WORKING DATA>

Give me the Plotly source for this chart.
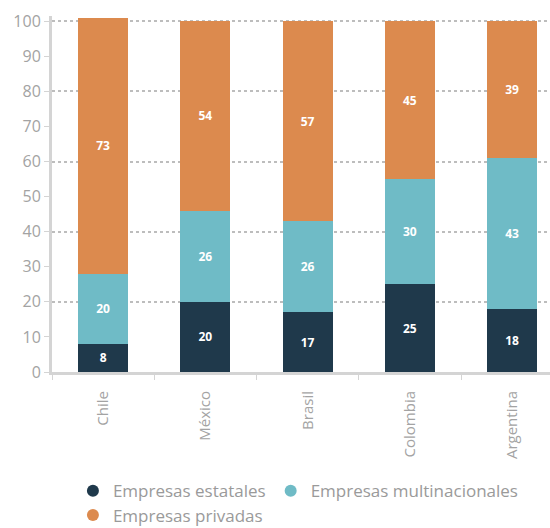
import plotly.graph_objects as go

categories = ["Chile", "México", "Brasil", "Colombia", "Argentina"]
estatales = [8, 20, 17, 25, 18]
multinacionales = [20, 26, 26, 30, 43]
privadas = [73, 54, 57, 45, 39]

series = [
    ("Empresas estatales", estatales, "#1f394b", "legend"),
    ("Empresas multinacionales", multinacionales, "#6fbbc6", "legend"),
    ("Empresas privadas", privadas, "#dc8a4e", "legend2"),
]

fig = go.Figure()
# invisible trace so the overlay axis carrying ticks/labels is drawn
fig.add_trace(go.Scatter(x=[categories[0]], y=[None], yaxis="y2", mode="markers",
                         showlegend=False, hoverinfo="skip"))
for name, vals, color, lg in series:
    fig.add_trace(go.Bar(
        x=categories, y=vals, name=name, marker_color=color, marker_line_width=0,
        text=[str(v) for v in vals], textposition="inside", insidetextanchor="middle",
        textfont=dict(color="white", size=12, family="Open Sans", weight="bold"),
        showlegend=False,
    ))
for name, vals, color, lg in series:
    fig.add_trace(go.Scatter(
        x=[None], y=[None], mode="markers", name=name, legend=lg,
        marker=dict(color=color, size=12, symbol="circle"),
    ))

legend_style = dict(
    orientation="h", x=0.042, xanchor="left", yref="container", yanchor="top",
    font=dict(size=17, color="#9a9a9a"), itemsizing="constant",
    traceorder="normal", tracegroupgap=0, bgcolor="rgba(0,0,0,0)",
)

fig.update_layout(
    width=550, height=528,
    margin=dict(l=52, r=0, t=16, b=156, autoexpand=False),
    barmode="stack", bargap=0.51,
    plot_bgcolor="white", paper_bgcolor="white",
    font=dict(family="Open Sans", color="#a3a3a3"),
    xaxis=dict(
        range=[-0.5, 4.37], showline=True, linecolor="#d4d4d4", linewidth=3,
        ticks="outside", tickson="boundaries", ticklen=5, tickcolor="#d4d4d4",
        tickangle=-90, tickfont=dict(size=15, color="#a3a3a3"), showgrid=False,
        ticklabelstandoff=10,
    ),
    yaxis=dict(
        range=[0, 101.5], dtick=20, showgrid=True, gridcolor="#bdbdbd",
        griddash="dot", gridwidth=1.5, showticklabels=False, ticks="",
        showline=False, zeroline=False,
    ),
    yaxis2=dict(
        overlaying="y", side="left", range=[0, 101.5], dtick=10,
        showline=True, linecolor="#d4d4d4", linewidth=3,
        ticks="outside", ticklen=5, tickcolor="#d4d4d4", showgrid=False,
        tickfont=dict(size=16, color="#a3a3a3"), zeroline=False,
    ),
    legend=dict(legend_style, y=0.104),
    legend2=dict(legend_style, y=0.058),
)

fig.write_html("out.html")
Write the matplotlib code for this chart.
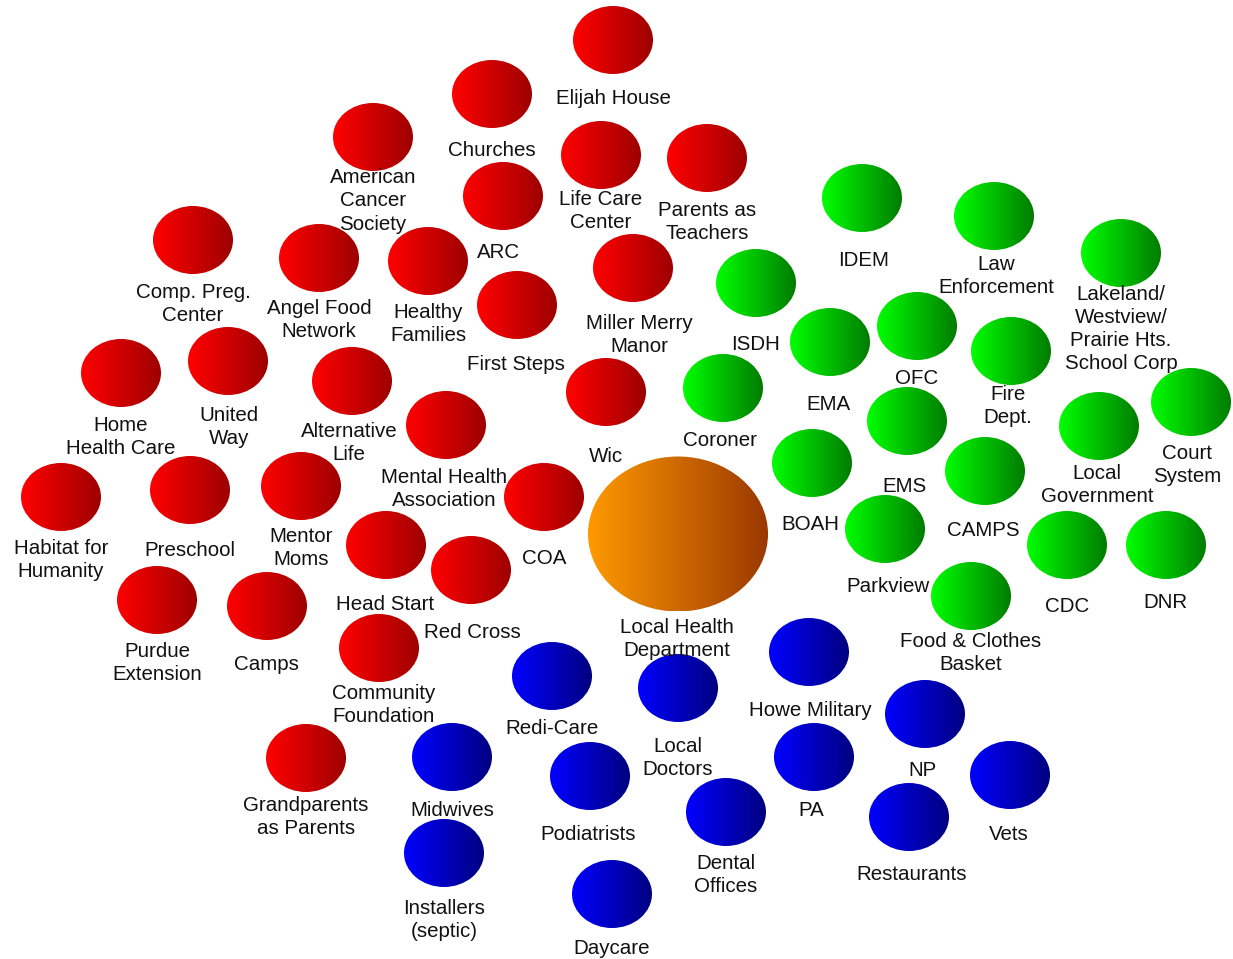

WRITTEN EXERCISE>
Omit the pictures. Output every record above word for word.

ANSWER TO THE EXERCISE>
Give me the Plotly source for this chart.
import plotly.graph_objects as go

categories = ["Chile", "México", "Brasil", "Colombia", "Argentina"]
estatales = [8, 20, 17, 25, 18]
multinacionales = [20, 26, 26, 30, 43]
privadas = [73, 54, 57, 45, 39]

series = [
    ("Empresas estatales", estatales, "#1f394b", "legend"),
    ("Empresas multinacionales", multinacionales, "#6fbbc6", "legend"),
    ("Empresas privadas", privadas, "#dc8a4e", "legend2"),
]

fig = go.Figure()
# invisible trace so the overlay axis carrying ticks/labels is drawn
fig.add_trace(go.Scatter(x=[categories[0]], y=[None], yaxis="y2", mode="markers",
                         showlegend=False, hoverinfo="skip"))
for name, vals, color, lg in series:
    fig.add_trace(go.Bar(
        x=categories, y=vals, name=name, marker_color=color, marker_line_width=0,
        text=[str(v) for v in vals], textposition="inside", insidetextanchor="middle",
        textfont=dict(color="white", size=12, family="Open Sans", weight="bold"),
        showlegend=False,
    ))
for name, vals, color, lg in series:
    fig.add_trace(go.Scatter(
        x=[None], y=[None], mode="markers", name=name, legend=lg,
        marker=dict(color=color, size=12, symbol="circle"),
    ))

legend_style = dict(
    orientation="h", x=0.042, xanchor="left", yref="container", yanchor="top",
    font=dict(size=17, color="#9a9a9a"), itemsizing="constant",
    traceorder="normal", tracegroupgap=0, bgcolor="rgba(0,0,0,0)",
)

fig.update_layout(
    width=550, height=528,
    margin=dict(l=52, r=0, t=16, b=156, autoexpand=False),
    barmode="stack", bargap=0.51,
    plot_bgcolor="white", paper_bgcolor="white",
    font=dict(family="Open Sans", color="#a3a3a3"),
    xaxis=dict(
        range=[-0.5, 4.37], showline=True, linecolor="#d4d4d4", linewidth=3,
        ticks="outside", tickson="boundaries", ticklen=5, tickcolor="#d4d4d4",
        tickangle=-90, tickfont=dict(size=15, color="#a3a3a3"), showgrid=False,
        ticklabelstandoff=10,
    ),
    yaxis=dict(
        range=[0, 101.5], dtick=20, showgrid=True, gridcolor="#bdbdbd",
        griddash="dot", gridwidth=1.5, showticklabels=False, ticks="",
        showline=False, zeroline=False,
    ),
    yaxis2=dict(
        overlaying="y", side="left", range=[0, 101.5], dtick=10,
        showline=True, linecolor="#d4d4d4", linewidth=3,
        ticks="outside", ticklen=5, tickcolor="#d4d4d4", showgrid=False,
        tickfont=dict(size=16, color="#a3a3a3"), zeroline=False,
    ),
    legend=dict(legend_style, y=0.104),
    legend2=dict(legend_style, y=0.058),
)

fig.write_html("out.html")
Write the matplotlib code for this chart.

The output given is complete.